Water quality experts stated the discoloration was likely due to high levels of iron and manganese, according to reports they reviewed from the State Health Department.

Following a public records request by the Arkansas Democrat-Gazette, the Health Department released inspection reports confirming concerns about levels of iron in the raw well water at the East Arkansas Unit, and iron and manganese at the Tucker Unit.

The state’s Health Department report reviewed samples taken in May and June of this year, finding iron levels at the Tucker water treatment plant as high as 2.25 milligrams per liter, which is well over the federally established maximum limit of 0.3 milligram per liter. Measurements of manganese ranged from 0.015 to 0.04 milligram per liter, above the 0.01 milligram federal limit.

The limits for iron and manganese set by the U.S. Environmental Protection Agency are part of “secondary maximum contaminant levels,” which are not enforceable by the federal agency.

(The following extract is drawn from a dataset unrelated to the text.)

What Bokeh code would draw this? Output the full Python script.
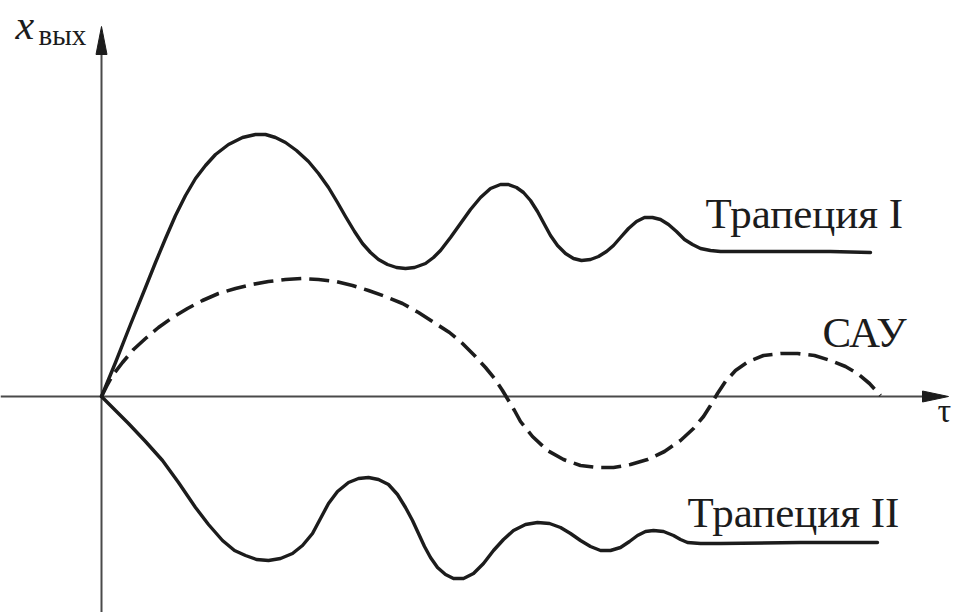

The EPA says on its website that violations of its secondary standards may cause people to stop drinking the water due to smell or taste, though the water may still be safe to drink.

Along with the high level of iron and manganese at the Tucker Unit water system, inspectors noted “sand in the raw well water.”

However, one researcher who analyzed the Arkansas Health Department’s inspections raised concerns that the reports were not an accurate assessment of the water quality problems facing prisoners because of how few samples came from prisoners’ actual taps, where old and corroded pipes may contain significantly higher levels of contamination.

Though not appearing to be a major facility of concern, the North Central Unit, located near Calico Rock, Arkansas, was the only location where samples were identified as coming from the actual buildings holding prisoners.